After an external review of the first draft, I needed to change the
font size and a number of other characteristics of the document such as
line spacing, all of which were defined in my single base (paragraph)
style. I updated my base style accordingly and most of the changes took
effect throughout the document, both outside and inside tables, except
for font size (i.e. the tables picked up other changes made to the base
style such as line spacing).

I used Ctrl+Space and Ctrl+Q on everything to clear any unintended font
and paragraph overrides, but that didn't help. I looked at the font and
paragraph properties within paragraphs in tables, and they showed the
values I expected from my paragraph style although the font size was
clearly visibly different (e.g. when Format|Font showed a size of 10pt,
the text definitely wasn't big enough and was actually only in the 9pt
set in Table Grid -- which I didn't want and which had previously been
overridden by the paragraph styles -- at the time).

The only way I could get the new font size to take effect in tables was
to set that size in the Table Grid table style. (Well, I didn't try
applying the size directly to the text as a character override
(blech!), but I tried just about everything else I could think of.)

So, originally my paragraph styles had a different font size to Table
Grid, and my paragraph styles' font size overrode Table Grid's. After
changing the font size in my base paragraph style to another value that
was also different to that in Table Grid, Table Grid's font size
overrode my paragraph styles' font size.

Later, just as a test, I tried changing the font size in my base
paragraph style back to what it originally was (8pt), which made it
different to what was set in Table Grid at that time. That was OK, i.e.
the paragraph styles' font size overrode Table Grid's. So I tried
changing the font size in my base paragraph style to yet another value
(11pt), and that *wasn't* OK, i.e.
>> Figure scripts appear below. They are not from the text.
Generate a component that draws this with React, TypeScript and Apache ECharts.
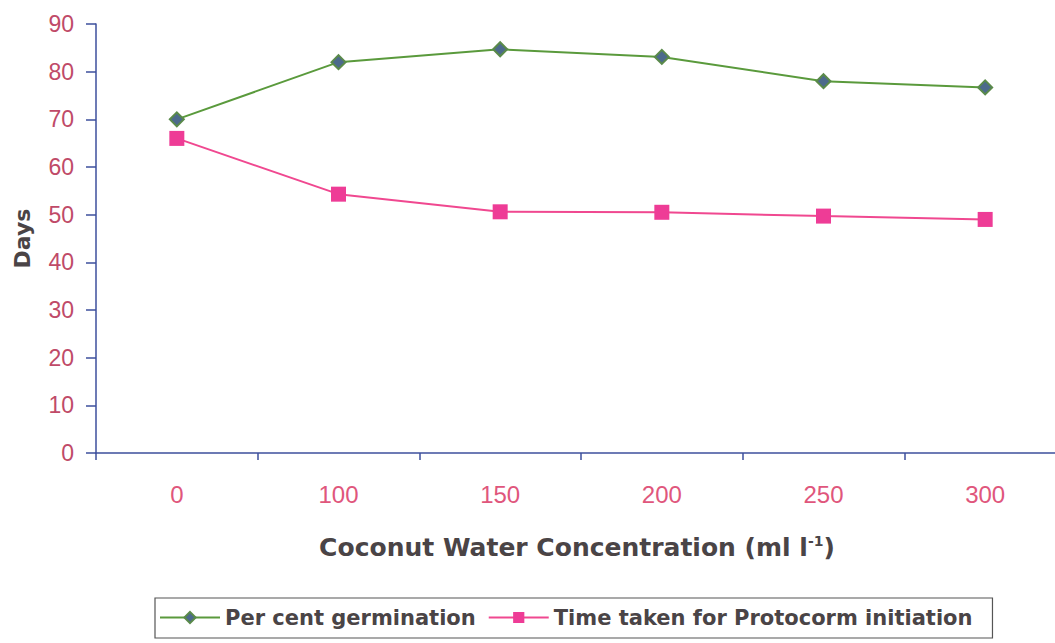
import React, { useEffect, useRef } from "react";
import * as echarts from "echarts";

const concentrations = ["0", "100", "150", "200", "250", "300"];
const germination = [70, 82, 84.7, 83.1, 78, 76.7];
const protocormDays = [66, 54.3, 50.6, 50.5, 49.7, 49];

const AXIS_BLUE = "#3c4f9c";
const TICK_FONT = "'Liberation Sans', Arial, sans-serif";
const TITLE_FONT = "'DejaVu Sans', 'Liberation Sans', sans-serif";
const TITLE_GREY = "#4a4446";

export default function App() {
  const ref = useRef<HTMLDivElement>(null);

  useEffect(() => {
    if (!ref.current) return;
    const chart = echarts.init(ref.current, undefined, { renderer: "svg" });
    chart.setOption({
      animation: false,
      backgroundColor: "#ffffff",
      textStyle: { fontFamily: TICK_FONT },
      grid: { left: 96, top: 24, width: 970, height: 429 },
      xAxis: {
        type: "category",
        data: concentrations,
        boundaryGap: true,
        name: "Coconut Water Concentration (ml l{sup|-1})",
        nameLocation: "middle",
        nameGap: 81,
        nameTextStyle: {
          fontFamily: TITLE_FONT,
          fontSize: 25,
          fontWeight: "bold",
          color: TITLE_GREY,
          padding: [0, 0, 0, -8],
          rich: {
            sup: {
              fontFamily: TITLE_FONT,
              fontSize: 14,
              fontWeight: "bold",
              color: TITLE_GREY,
              padding: [0, 0, 12, 0],
            },
          },
        },
        axisLine: { lineStyle: { color: AXIS_BLUE, width: 1.5 } },
        axisTick: { show: true, length: 7, lineStyle: { color: AXIS_BLUE, width: 1.5 } },
        axisLabel: { margin: 29, fontSize: 24, color: "#e0567c", fontFamily: TICK_FONT },
        splitLine: { show: false },
      },
      yAxis: {
        type: "value",
        min: 0,
        max: 90,
        interval: 10,
        name: "Days",
        nameLocation: "middle",
        nameRotate: 90,
        nameGap: 63,
        nameTextStyle: { fontFamily: TITLE_FONT, fontSize: 22, fontWeight: "bold", color: TITLE_GREY },
        axisLine: { show: true, lineStyle: { color: AXIS_BLUE, width: 1.5 } },
        axisTick: { show: true, length: 10, lineStyle: { color: AXIS_BLUE, width: 1.5 } },
        axisLabel: { margin: 22, fontSize: 23, color: "#c04a68", fontFamily: TICK_FONT },
        splitLine: { show: false },
      },
      legend: {
        left: 155,
        top: 598,
        itemGap: 12,
        itemWidth: 60,
        itemHeight: 14,
        padding: [9, 20, 10, 4],
        borderColor: "#555555",
        borderWidth: 1.2,
        textStyle: { fontFamily: TITLE_FONT, fontSize: 21, fontWeight: "bold", color: TITLE_GREY },
        data: ["Per cent germination", "Time taken for Protocorm initiation"],
      },
      series: [
        {
          name: "Per cent germination",
          type: "line",
          data: germination,
          symbol: "diamond",
          symbolSize: 14,
          lineStyle: { color: "#5a9a3c", width: 2 },
          itemStyle: { color: "#4c6a8c", borderColor: "#5a8a4a", borderWidth: 2 },
        },
        {
          name: "Time taken for Protocorm initiation",
          type: "line",
          data: protocormDays,
          symbol: "rect",
          symbolSize: 15,
          lineStyle: { color: "#f04890", width: 2 },
          itemStyle: { color: "#ee3c96", borderColor: "#ee3c96", borderWidth: 0 },
        },
      ],
    });
    return () => chart.dispose();
  }, []);

  return (
    <div
      ref={ref}
      style={{ position: "fixed", left: 0, top: 0, width: 1080, height: 643 }}
    />
  );
}
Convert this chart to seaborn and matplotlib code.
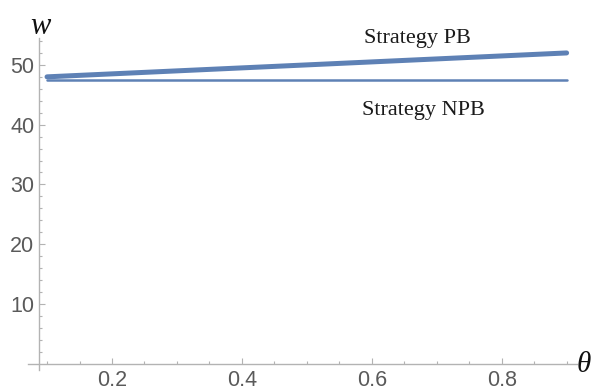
import numpy as np
import pandas as pd
import matplotlib
matplotlib.use("Agg")
import matplotlib.pyplot as plt
from matplotlib.ticker import FixedLocator
import seaborn as sns

# Wage under each strategy as a function of theta
theta = [0.1, 0.3, 0.5, 0.7, 0.9]
w_pb = [48.0, 49.0, 50.0, 51.0, 52.0]
w_npb = [47.5, 47.5, 47.5, 47.5, 47.5]

x_ticks = [0.2, 0.4, 0.6, 0.8]
x_tick_labels = ["0.2", "0.4", "0.6", "0.8"]
y_ticks = [10, 20, 30, 40, 50]
y_tick_labels = ["10", "20", "30", "40", "50"]

df = pd.DataFrame({
    "theta": theta * 2,
    "w": w_pb + w_npb,
    "strategy": ["PB"] * len(theta) + ["NPB"] * len(theta),
})

sns.set_style("white")
plt.rcParams["font.family"] = ["Liberation Sans", "DejaVu Sans"]

line_color = "#5E81B5"
axis_color = "#b3b3b3"
label_color = "#5a5a5a"

fig = plt.figure(figsize=(5.93, 3.90), dpi=100)
ax = fig.add_axes([28 / 593, 1 - 370 / 390, (577 - 28) / 593, (370 - 38) / 390])

sns.lineplot(data=df, x="theta", y="w", hue="strategy", size="strategy",
             sizes={"PB": 3.6, "NPB": 1.8},
             palette={"PB": line_color, "NPB": line_color},
             legend=False, ax=ax, solid_capstyle="round")

ax.set_xlim(0.0707, 0.916)
ax.set_ylim(-1.05, 54.5)

for side in ("top", "right"):
    ax.spines[side].set_visible(False)
ax.spines["left"].set_position(("data", 0.0877))
ax.spines["bottom"].set_position(("data", 0))
for side in ("left", "bottom"):
    ax.spines[side].set_color(axis_color)
    ax.spines[side].set_linewidth(1.0)

ax.xaxis.set_major_locator(FixedLocator(x_ticks))
ax.set_xticklabels(x_tick_labels)
ax.xaxis.set_minor_locator(FixedLocator([0.1, 0.15, 0.25, 0.3, 0.35, 0.45, 0.5, 0.55,
                                         0.65, 0.7, 0.75, 0.85, 0.9]))
ax.yaxis.set_major_locator(FixedLocator(y_ticks))
ax.set_yticklabels(y_tick_labels)
ax.yaxis.set_minor_locator(FixedLocator([v for v in range(2, 55, 2) if v % 10 != 0]))

ax.tick_params(axis="both", which="major", direction="in", length=4, width=0.8,
               color=axis_color, labelcolor=label_color, labelsize=15.5)
ax.tick_params(axis="both", which="minor", direction="in", length=2.5, width=0.8,
               color=axis_color)
ax.tick_params(axis="x", which="major", pad=4.5)
ax.tick_params(axis="y", which="major", pad=3.5)
ax.tick_params(left=True, bottom=True, which="both")
ax.set_xlabel("")
ax.set_ylabel("")
ax.set_facecolor("white")

serif = ["Liberation Serif", "DejaVu Serif"]
ax.text(0.671, 53.7, "Strategy PB", family=serif, fontsize=16, ha="center",
        va="baseline", color="#1a1a1a")
ax.text(0.680, 41.6, "Strategy NPB", family=serif, fontsize=16, ha="center",
        va="baseline", color="#1a1a1a")

fig.text(40 / 593, 1 - 27 / 390, "w", family=serif, style="italic", fontsize=22,
         ha="center", va="center", color="#111111")
fig.text(577 / 593, 1 - 365 / 390, "θ", family=serif, style="italic", fontsize=21,
         ha="left", va="center", color="#111111")

fig.savefig("out.png", dpi=100)
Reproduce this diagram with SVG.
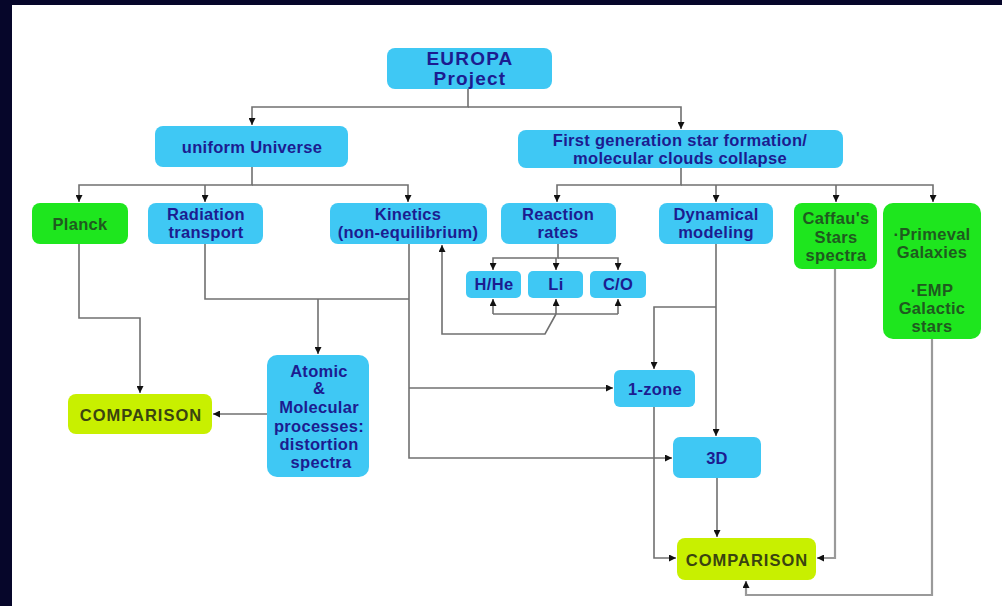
<svg xmlns="http://www.w3.org/2000/svg" width="1002" height="606" viewBox="0 0 1002 606">
  <style>
    .box { stroke: none; }
    .blue { fill: #3fc8f4; }
    .green { fill: #1ee61e; }
    .lime { fill: #c8f000; }
    text { font-family: "Liberation Sans", Arial, sans-serif; font-weight: bold; font-size: 16.5px; letter-spacing: 0.3px; text-anchor: middle; }
    .tb { fill: #1c1c90; }
    .tg { fill: #1f5a1f; }
    .tl { fill: #3a4410; letter-spacing: 1px; }
    .big { font-size: 19px; letter-spacing: 1.2px; }
    .link { fill: none; stroke: #707070; stroke-width: 1.6; }
    .light { stroke: #9a9a9a; stroke-width: 2.2; }
  </style>
  <defs>
    <marker id="arrow" markerWidth="7" markerHeight="7" refX="7" refY="3.5" orient="auto" markerUnits="userSpaceOnUse">
      <path d="M0,0 L7,3.5 L0,7 z" fill="#111"/>
    </marker>
  </defs>

  <!-- frame -->
  <rect x="0" y="0" width="1002" height="606" fill="#06062a"/>
  <rect x="12" y="5" width="990" height="601" fill="#ffffff"/>

  <!-- connectors -->
  <g id="connectors">
    <path class="link" d="M468 89 V107 H252 V125" marker-end="url(#arrow)"/>
    <path class="link" d="M468 107 H681 V129" marker-end="url(#arrow)"/>

    <path class="link" d="M252 167 V185 H79 V202" marker-end="url(#arrow)"/>
    <path class="link" d="M205 185 V202" marker-end="url(#arrow)"/>
    <path class="link" d="M252 185 H408 V202" marker-end="url(#arrow)"/>

    <path class="link" d="M681 168 V185 H557 V202" marker-end="url(#arrow)"/>
    <path class="link" d="M681 185 H933 V202" marker-end="url(#arrow)"/>
    <path class="link" d="M716 185 V202" marker-end="url(#arrow)"/>
    <path class="link" d="M836 185 V202" marker-end="url(#arrow)"/>

    <path class="link" d="M558 244 V258 H493 V270" marker-end="url(#arrow)"/>
    <path class="link" d="M558 258 H618 V270" marker-end="url(#arrow)"/>
    <path class="link" d="M556 258 V270" marker-end="url(#arrow)"/>

    <path class="link" d="M493 314 H618"/>
    <path class="link" d="M493 314 V299" marker-end="url(#arrow)"/>
    <path class="link" d="M618 314 V299" marker-end="url(#arrow)"/>
    <path class="link" d="M556 314 V299" marker-end="url(#arrow)"/>
    <path class="link" d="M556 314 L545 334 H442 V245" marker-end="url(#arrow)"/>

    <path class="link" d="M79 244 V318 H140 V393" marker-end="url(#arrow)"/>

    <path class="link" d="M205 244 V299 H409"/>
    <path class="link" d="M318 299 V354" marker-end="url(#arrow)"/>
    <path class="link" d="M409 244 V458 H672" marker-end="url(#arrow)"/>
    <path class="link" d="M409 388 H613" marker-end="url(#arrow)"/>

    <path class="link" d="M267 414 H213" marker-end="url(#arrow)"/>

    <path class="link" d="M716 244 V436" marker-end="url(#arrow)"/>
    <path class="link" d="M716 307 H654 V369" marker-end="url(#arrow)"/>

    <path class="link" d="M654 407 V558 H676" marker-end="url(#arrow)"/>
    <path class="link" d="M717 478 V537" marker-end="url(#arrow)"/>

    <path class="link light" d="M835 269 V558 H817" marker-end="url(#arrow)"/>
    <path class="link light" d="M932 339 V595 H746 V581" marker-end="url(#arrow)"/>
  </g>

  <!-- nodes -->
  <g id="europa">
    <rect class="box blue" x="387" y="48" width="165" height="41" rx="8"/>
    <text class="tb big" x="470" y="65">EUROPA</text>
    <text class="tb big" x="470" y="85">Project</text>
  </g>

  <g id="uniform-universe">
    <rect class="box blue" x="155" y="126" width="193" height="41" rx="8"/>
    <text class="tb" x="252" y="153">uniform Universe</text>
  </g>

  <g id="first-generation">
    <rect class="box blue" x="518" y="130" width="325" height="38" rx="8"/>
    <text class="tb" x="680" y="146">First generation star formation/</text>
    <text class="tb" x="680" y="164">molecular clouds collapse</text>
  </g>

  <g id="planck">
    <rect class="box green" x="32" y="203" width="96" height="41" rx="8"/>
    <text class="tg" x="80" y="230">Planck</text>
  </g>

  <g id="radiation-transport">
    <rect class="box blue" x="148" y="203" width="115" height="41" rx="8"/>
    <text class="tb" x="206" y="220">Radiation</text>
    <text class="tb" x="206" y="238">transport</text>
  </g>

  <g id="kinetics">
    <rect class="box blue" x="330" y="203" width="157" height="41" rx="8"/>
    <text class="tb" x="408" y="220">Kinetics</text>
    <text class="tb" x="408" y="238">(non-equilibrium)</text>
  </g>

  <g id="reaction-rates">
    <rect class="box blue" x="501" y="203" width="115" height="41" rx="8"/>
    <text class="tb" x="558" y="220">Reaction</text>
    <text class="tb" x="558" y="238">rates</text>
  </g>

  <g id="dynamical-modeling">
    <rect class="box blue" x="659" y="203" width="114" height="41" rx="8"/>
    <text class="tb" x="716" y="220">Dynamical</text>
    <text class="tb" x="716" y="238">modeling</text>
  </g>

  <g id="caffau">
    <rect class="box green" x="794" y="203" width="83" height="66" rx="8"/>
    <text class="tg" x="836" y="224">Caffau's</text>
    <text class="tg" x="836" y="243">Stars</text>
    <text class="tg" x="836" y="261">spectra</text>
  </g>

  <g id="primeval">
    <rect class="box green" x="883" y="203" width="98" height="136" rx="10"/>
    <text class="tg" x="932" y="240">·Primeval</text>
    <text class="tg" x="932" y="258">Galaxies</text>
    <text class="tg" x="932" y="296">·EMP</text>
    <text class="tg" x="932" y="314">Galactic</text>
    <text class="tg" x="932" y="332">stars</text>
  </g>

  <g id="h-he">
    <rect class="box blue" x="466" y="271" width="55" height="27" rx="5"/>
    <text class="tb" x="494" y="290">H/He</text>
  </g>

  <g id="li">
    <rect class="box blue" x="528" y="271" width="55" height="27" rx="5"/>
    <text class="tb" x="556" y="290">Li</text>
  </g>

  <g id="c-o">
    <rect class="box blue" x="590" y="271" width="56" height="27" rx="5"/>
    <text class="tb" x="618" y="290">C/O</text>
  </g>

  <g id="atomic-molecular">
    <rect class="box blue" x="267" y="355" width="102" height="122" rx="10"/>
    <text class="tb" x="319" y="377">Atomic</text>
    <text class="tb" x="319" y="394">&amp;</text>
    <text class="tb" x="319" y="413">Molecular</text>
    <text class="tb" x="319" y="432">processes:</text>
    <text class="tb" x="319" y="450">distortion</text>
    <text class="tb" x="321" y="468">spectra</text>
  </g>

  <g id="comparison-left">
    <rect class="box lime" x="68" y="394" width="144" height="40" rx="8"/>
    <text class="tl" x="141" y="421">COMPARISON</text>
  </g>

  <g id="one-zone">
    <rect class="box blue" x="614" y="370" width="81" height="37" rx="6"/>
    <text class="tb" x="655" y="395">1-zone</text>
  </g>

  <g id="three-d">
    <rect class="box blue" x="673" y="437" width="88" height="41" rx="7"/>
    <text class="tb" x="717" y="464">3D</text>
  </g>

  <g id="comparison-right">
    <rect class="box lime" x="677" y="538" width="139" height="42" rx="8"/>
    <text class="tl" x="747" y="566">COMPARISON</text>
  </g>
</svg>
I got the size set in Table Grid
instead of the new size I'd set in the paragraph style.

The seemingly random reversion of some paragraphs inside pasted table
rows happens regardless of whether my paragraph styles' font size is
overriding Table Grid's, or Table Grid's is overriding my paragraph
styles'.

Weird.

None of the Compatibility options were selected, by the way.

Anyway, when I have some spare time I'm going to try to figure it all
out using a completely new and very simple document, but the easiest
solution would have been to get rid of table styles altogether. Oh
well...

FWIW, any paragraph style other than Normal should override
table-style specific formatting.


I would have thought so, but that wasn't what was happening. And in
fact, the *same* non-Normal paragraph style sometimes overrode
table-style specific formatting, and sometimes didn't, depending on the
font size I'd set in the non-Normal paragraph style.

But by the same token, you should always create the table in
a paragraph foramtted with the Normal style.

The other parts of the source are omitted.